'''

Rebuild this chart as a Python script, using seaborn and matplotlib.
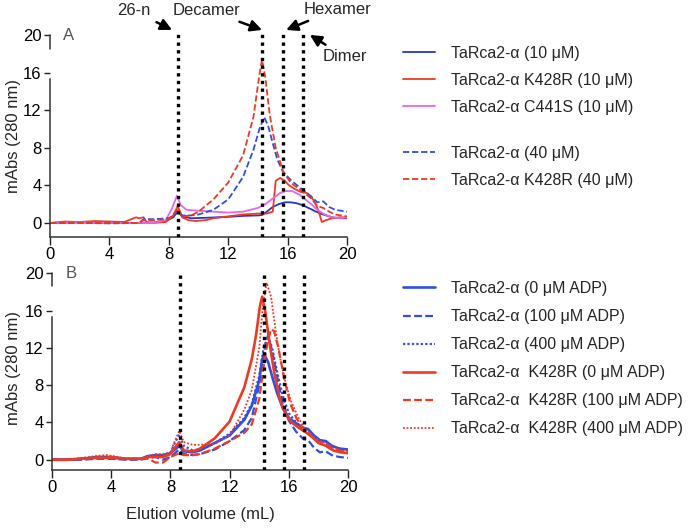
import matplotlib
matplotlib.use("Agg")
import matplotlib.pyplot as plt
import seaborn as sns

sns.set_style("ticks")
plt.rcParams['font.family'] = ['Liberation Sans', 'DejaVu Sans']

# ---------------- Data ----------------
# Panel A
a_blue10_x = [0, 2, 4, 6, 7, 7.8, 8.3, 8.6, 8.9, 9.5, 10.5, 12, 13, 14, 14.3, 14.6, 15, 15.4, 15.8, 16.2, 16.6, 17, 17.4, 17.8, 18.2, 18.6, 19, 19.5, 20]
a_blue10_y = [0, 0.05, 0, 0, 0.05, 0.2, 0.6, 1.2, 0.7, 0.5, 0.55, 0.65, 0.75, 0.8, 0.85, 1.2, 1.7, 2.0, 2.2, 2.2, 2.1, 1.9, 1.6, 1.3, 1.0, 0.8, 0.6, 0.5, 0.5]

a_red10_x = [0, 1, 2, 3, 4, 5, 5.8, 6.0, 6.3, 6.5, 7, 7.8, 8.3, 8.6, 8.9, 9.3, 9.8, 10.5, 11, 12, 13, 14, 14.6, 15.0, 15.2, 15.5, 15.8, 16.1, 16.5, 16.9, 17.3, 17.6, 17.9, 18.1, 18.3, 18.6, 19, 19.5, 20]
a_red10_y = [0.0, 0.15, 0.1, 0.2, 0.15, 0.1, 0.6, 0.5, 0.6, 0.1, 0.0, 0.1, 0.8, 1.8, 0.6, 0.3, 0.2, 0.3, 0.5, 0.7, 0.9, 1.0, 1.0, 1.2, 4.5, 4.8, 4.5, 4.0, 3.6, 3.3, 3.2, 2.8, 2.0, 1.2, 0.1, 0.3, 0.5, 0.6, 0.6]

a_mag10_x = [0, 2, 4, 6, 7, 7.8, 8.2, 8.55, 8.8, 9.2, 10, 11, 12, 13, 14, 14.5, 15, 15.5, 15.9, 16.3, 16.8, 17.2, 17.6, 18, 18.5, 19, 19.5, 20]
a_mag10_y = [0, 0.05, 0, 0, 0, 0.3, 1.5, 2.9, 1.9, 1.4, 1.3, 1.2, 1.1, 1.2, 1.6, 2.0, 2.6, 3.2, 3.4, 3.4, 3.0, 2.5, 2.0, 1.4, 0.9, 0.6, 0.5, 0.6]

a_blue40_x = [0, 2, 4, 6, 6.3, 7, 8, 8.3, 8.6, 8.9, 9.5, 10, 11, 12, 13, 13.7, 14.1, 14.42, 14.7, 15, 15.3, 15.7, 16.2, 16.8, 17.2, 17.6, 18, 18.4, 18.8, 19.2, 19.6, 20]
a_blue40_y = [0, 0, -0.05, 0, 0.4, 0.4, 0.5, 0.8, 1.3, 0.8, 0.8, 0.9, 1.4, 2.5, 4.9, 7.8, 10.0, 11.3, 10.3, 8.5, 6.8, 5.4, 4.6, 3.8, 3.3, 2.8, 2.2, 2.3, 1.7, 1.4, 1.3, 1.2]

a_red40_x = [0, 2, 4, 6, 6.3, 7, 8, 8.3, 8.6, 8.9, 9.5, 10, 11, 12, 13, 13.7, 14.1, 14.28, 14.5, 14.8, 15.2, 15.7, 16.2, 16.8, 17.2, 17.6, 18, 18.4, 18.8, 19.2, 19.6, 20]
a_red40_y = [0, 0, 0, 0, 0.3, 0.3, 0.4, 0.9, 1.6, 0.7, 0.8, 1.2, 2.5, 4.3, 7.2, 11.3, 15.8, 17.4, 15.5, 11.5, 8.0, 5.5, 4.3, 3.6, 3.1, 2.6, 1.8, 1.6, 1.2, 0.9, 0.8, 0.7]

# Panel B
b_blue0_x = [0, 1, 2, 3, 4, 5, 6, 6.5, 7, 7.5, 8, 8.3, 8.6, 8.9, 9.5, 10, 11, 12, 13, 13.5, 14, 14.2, 14.4, 14.6, 14.9, 15.2, 15.6, 16, 16.5, 17, 17.3, 17.7, 18.1, 18.5, 18.9, 19.4, 20]
b_blue0_y = [0, 0, 0.1, 0.3, 0.3, 0.1, 0.1, 0.4, 0.5, 0.5, 0.7, 1.1, 1.5, 0.9, 0.8, 1.0, 1.8, 2.6, 4.3, 5.8, 8.5, 10.8, 11.1, 10.5, 8.8, 7.2, 5.5, 4.5, 3.9, 3.4, 3.3, 2.6, 2.1, 2.0, 1.5, 1.2, 1.1]

b_blue100_x = [0, 1, 2, 3, 4, 5, 6, 6.5, 7, 7.5, 8, 8.3, 8.6, 8.9, 9.5, 10, 11, 12, 13, 13.5, 14, 14.3, 14.6, 14.9, 15.2, 15.6, 16, 16.5, 17, 17.3, 17.7, 18.1, 18.5, 18.9, 19.4, 20]
b_blue100_y = [0, 0, 0, 0.1, 0.1, 0, 0, 0.2, 0.3, 0, 0.3, 0.7, 1.1, 0.6, 0.5, 0.6, 1.1, 2.0, 3.2, 4.5, 8.0, 11.5, 13.4, 11.5, 9.0, 6.0, 4.2, 3.0, 2.2, 2.1, 1.3, 0.8, 0.9, 0.5, 0.3, 0.2]

b_blue400_x = [0, 1, 2, 3, 4, 5, 6, 6.5, 7, 7.5, 8, 8.3, 8.6, 8.9, 9.5, 10, 11, 12, 13, 13.5, 14, 14.3, 14.6, 14.9, 15.2, 15.6, 16, 16.5, 17, 17.3, 17.7, 18.1, 18.5, 18.9, 19.4, 20]
b_blue400_y = [0, 0, 0.1, 0.2, 0.2, 0.1, 0.1, 0.4, 0.4, 0.4, 0.7, 1.8, 2.7, 1.5, 1.0, 1.1, 1.8, 2.8, 4.5, 6.0, 9.0, 12.0, 13.3, 11.8, 9.5, 6.8, 5.0, 4.0, 3.3, 3.2, 2.5, 2.0, 1.9, 1.5, 1.2, 1.0]

b_red0_x = [0, 1, 2, 3, 4, 5, 6, 6.5, 7, 7.5, 8, 8.3, 8.6, 8.9, 9.5, 10, 11, 12, 13, 13.5, 13.8, 14.05, 14.2, 14.4, 14.7, 15, 15.4, 15.8, 16.2, 16.7, 17.2, 17.6, 18, 18.5, 19, 19.5, 20]
b_red0_y = [0, 0, 0.1, 0.2, 0.2, 0.1, 0.1, 0.3, 0.3, 0.3, 0.6, 1.3, 1.9, 1.0, 0.9, 1.2, 2.3, 4.1, 7.8, 10.8, 13.5, 16.5, 17.5, 16.0, 12.5, 9.5, 6.5, 4.8, 4.0, 3.4, 2.9, 2.4, 1.8, 1.5, 1.0, 0.8, 0.7]

b_red100_x = [0, 1, 2, 3, 4, 5, 6, 6.5, 7, 7.5, 8, 8.3, 8.6, 8.9, 9.5, 10, 11, 12, 13, 13.5, 14, 14.3, 14.55, 14.8, 15.0, 15.3, 15.7, 16.1, 16.5, 17, 17.3, 17.7, 18.1, 18.5, 19, 19.5, 20]
b_red100_y = [0, 0, 0.1, 0.2, 0.3, 0.1, 0.1, 0.1, -0.3, -0.3, 0.3, 0.5, 0.7, 0.5, 0.5, 0.6, 1.2, 2.0, 2.9, 3.8, 6.5, 10.0, 12.5, 14.0, 13.8, 12.0, 8.6, 6.0, 4.5, 3.2, 2.8, 2.3, 1.8, 1.6, 1.2, 1.0, 0.9]

b_red400_x = [0, 1, 2, 3, 3.7, 4.5, 5, 6, 6.5, 7, 7.5, 8, 8.3, 8.6, 8.9, 9.5, 10, 11, 12, 13, 13.5, 14, 14.25, 14.5, 14.8, 15.1, 15.4, 15.7, 16.1, 16.5, 17, 17.3, 17.7, 18.1, 18.5, 19, 19.5, 20]
b_red400_y = [0, 0, 0.2, 0.4, 0.5, 0.3, 0.1, 0.1, 0.3, 0.6, 0.6, 0.8, 2.0, 3.1, 1.9, 1.6, 1.6, 1.7, 2.6, 5.4, 7.5, 12.0, 16.5, 19.0, 17.5, 14.0, 11.0, 8.8, 6.5, 5.0, 3.5, 3.0, 2.4, 2.0, 1.8, 1.3, 1.0, 0.9]

marker_positions = [8.65, 14.3, 15.7, 17.05]
marker_labels = ["26-n", "Decamer", "Hexamer", "Dimer"]
x_ticks = [0, 4, 8, 12, 16, 20]
y_ticks = [0, 4, 8, 12, 16, 20]

legend_a1 = ["TaRca2-α (10 μM)", "TaRca2-α K428R (10 μM)", "TaRca2-α C441S (10 μM)"]
legend_a2 = ["TaRca2-α (40 μM)", "TaRca2-α K428R (40 μM)"]
legend_b = ["TaRca2-α (0 μM ADP)", "TaRca2-α (100 μM ADP)", "TaRca2-α (400 μM ADP)",
            "TaRca2-α  K428R (0 μM ADP)", "TaRca2-α  K428R (100 μM ADP)", "TaRca2-α  K428R (400 μM ADP)"]

BLUE = '#2437c8'
BLUE2 = '#2f4fe0'
RED = '#ee3a24'
MAG = '#e866e6'

W, H = 689, 528
fig = plt.figure(figsize=(W / 100, H / 100), dpi=100)

axA = fig.add_axes([50 / W, 1 - 237 / H, 297 / W, 211 / H])
axB = fig.add_axes([52 / W, 1 - 470 / H, 296 / W, 206 / H])

DASH = (0, (3.5, 1.5))
DOT = (0, (1, 1))

# ---- Panel A lines
la = []
la.append(sns.lineplot(x=a_blue10_x, y=a_blue10_y, ax=axA, color=BLUE, lw=1.3, sort=False).lines[-1])
la.append(sns.lineplot(x=a_red10_x, y=a_red10_y, ax=axA, color=RED, lw=1.3, sort=False).lines[-1])
la.append(sns.lineplot(x=a_mag10_x, y=a_mag10_y, ax=axA, color=MAG, lw=1.3, sort=False).lines[-1])
la.append(sns.lineplot(x=a_blue40_x, y=a_blue40_y, ax=axA, color=BLUE2, lw=1.3, linestyle=DASH, sort=False).lines[-1])
la.append(sns.lineplot(x=a_red40_x, y=a_red40_y, ax=axA, color=RED, lw=1.3, linestyle=DASH, sort=False).lines[-1])

# ---- Panel B lines
lb = []
lb.append(sns.lineplot(x=b_blue0_x, y=b_blue0_y, ax=axB, color=BLUE2, lw=1.9, sort=False).lines[-1])
lb.append(sns.lineplot(x=b_blue100_x, y=b_blue100_y, ax=axB, color=BLUE2, lw=1.6, linestyle=DASH, sort=False).lines[-1])
lb.append(sns.lineplot(x=b_blue400_x, y=b_blue400_y, ax=axB, color=BLUE2, lw=1.6, linestyle=DOT, sort=False).lines[-1])
lb.append(sns.lineplot(x=b_red0_x, y=b_red0_y, ax=axB, color=RED, lw=1.9, sort=False).lines[-1])
lb.append(sns.lineplot(x=b_red100_x, y=b_red100_y, ax=axB, color=RED, lw=1.6, linestyle=DASH, sort=False).lines[-1])
lb.append(sns.lineplot(x=b_red400_x, y=b_red400_y, ax=axB, color=RED, lw=1.3, linestyle=DOT, sort=False).lines[-1])

for ax, ylo, vtop in [(axA, -1.5, 20.2), (axB, -1.1, 20.3)]:
    ax.set_xlim(0, 20)
    ax.set_ylim(ylo, 21)
    ax.vlines(marker_positions, ylo, vtop, colors='black', linestyles=(0, (1, 1.3)), lw=2.4, zorder=5)
    ax.set_xticks(x_ticks)
    ax.set_yticks(y_ticks)
    ax.tick_params(axis='both', labelsize=12, colors='#222222', width=1)
    ax.tick_params(axis='x', length=5.5, pad=2)
    ax.tick_params(axis='y', length=4, pad=2)
    for lab in ax.get_xticklabels() + ax.get_yticklabels():
        lab.set_color('black')
    sns.despine(ax=ax)
    ax.spines['left'].set_bounds(ylo, 15.3)
    ax.spines['bottom'].set_bounds(0, 20)
    for s in ['left', 'bottom']:
        ax.spines[s].set_color('#333333')
        ax.spines[s].set_linewidth(1.1)
    ax.plot([0, 0], [18.6, 20], color='#333333', lw=1.1, clip_on=False,
            transform=ax.get_yaxis_transform())
    ax.set_xlabel('')
    ax.set_ylabel('')

# Panel letters
fig.text(69 / W, 1 - 35 / H, 'A', fontsize=12, color='#555555', ha='center', va='center')
fig.text(71 / W, 1 - 273 / H, 'B', fontsize=12, color='#555555', ha='center', va='center')

# Axis labels
fig.text(14 / W, 1 - 136 / H, 'mAbs (280 nm)', rotation=90, fontsize=12, ha='center', va='center')
fig.text(14 / W, 1 - 368 / H, 'mAbs (280 nm)', rotation=90, fontsize=12, ha='center', va='center')
fig.text(200 / W, 1 - 515 / H, 'Elution volume (mL)', fontsize=12, ha='center', va='center')

# Annotations (panel A)
ann_text = [(5.66, 22.6), (10.57, 22.7), (19.33, 22.8), (19.87, 17.7)]
ann_tip = [(8.22, 20.58), (14.28, 20.58), (15.9, 20.58), (17.5, 20.05)]
for lab, tp, tip in zip(marker_labels, ann_text, ann_tip):
    axA.annotate(lab, xy=tip, xytext=tp, xycoords='data', textcoords='data',
                 ha='center', va='center', fontsize=12, annotation_clip=False,
                 arrowprops=dict(arrowstyle='-|>', color='black', lw=1.8,
                                 mutation_scale=17, shrinkA=2, shrinkB=0))

# Legends
leg_kw = dict(frameon=False, fontsize=11.5, handlelength=2.0, handletextpad=1.0,
              borderpad=0, borderaxespad=0, loc='upper left')
fig.legend(la[:3], legend_a1, bbox_to_anchor=(403 / W, 1 - 46 / H), labelspacing=0.74, **leg_kw)
fig.legend(la[3:], legend_a2, bbox_to_anchor=(403 / W, 1 - 146 / H), labelspacing=0.74, **leg_kw)
fig.legend(lb, legend_b, bbox_to_anchor=(403 / W, 1 - 281 / H), labelspacing=0.82, **leg_kw)

fig.savefig('out.png', dpi=100)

'''

__STATED TASK__.
Count all lines of the data that include "matplotlib". The answer is the number alone.

__SOLVED EXERCISE__.
4